Andrade’s digital art piece, “The Language Barrier,” depicted a narrative scene regarding a common phenomenon for modern Hispanic and Latinx youths. The artwork featured a young girl situated between two potted plants, sitting in her aesthetically lit bedroom. While the pot labeled “English” holds a thriving plant with leaves so abundant they spread out of frame, another to her left labeled “Spanish” sits unattended and dying. “It’s clear that she wants to help the Spanish plant grow, but something is holding her back,” wrote the young artist in her description. The relatable piece piqued the interest of several bidders, and ultimately sold to an admirer for $700.
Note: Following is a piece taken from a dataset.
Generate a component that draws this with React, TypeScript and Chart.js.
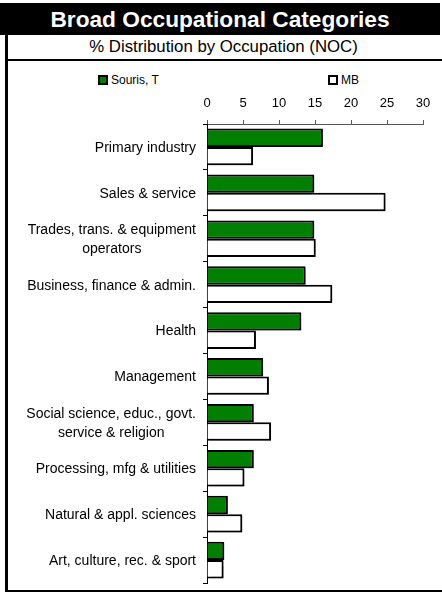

A set of three artworks sat roped off on the far side of the room, with the student artists opting not to donate and sell their pieces. Student artist, recent Brawley Union High School graduate and ICOE volunteer Alejandro Mendez was in attendance this evening aiding with the event and spoke of his jaw-dropping, large-scale soft pastel pieces. Aided by art teacher Mr. Lopez, he was able to challenge himself to go all in on the medium. “It was a lot of strategizing because it was my first time using it,” Mendez said, noting that he had been making art since he was a child and was familiar at least with “the fundamentals.”
Mendez is studying Digital Production and Design at Imperial Valley College and his dream is to one day work for a big name animation studio like Disney-Pixar. “However, I’ve also been thinking of maybe being a teacher as well,” said Mendez, an AmeriCorps participant.
The teachers behind the many young artists’ success stories rose for applause at the end of ICOE’s successful fall fundraiser when they were recognized by the evening’s host. One such teacher, Miriam Marcuson, said her students are most excited that the money goes back to the artist who created it, among other things. “They’re excited that (their art) is going to different homes. You know, that’s the dream of every artist, to have your art shown and to also help other students like them,” said Marcuson, ceramics teacher for Wilson Junior High in El Centro. “They’re very proud.”
Two of her students took first and third place in the sculpture category, and another took home the Overall Junior Division for Drawing for her near photographic rendition of a human eye. Budding talent such as this abounded as attendees mingled among the artwork set to live music that served as a visual reminder of the importance of art as a means of tapping into students’ highest potential.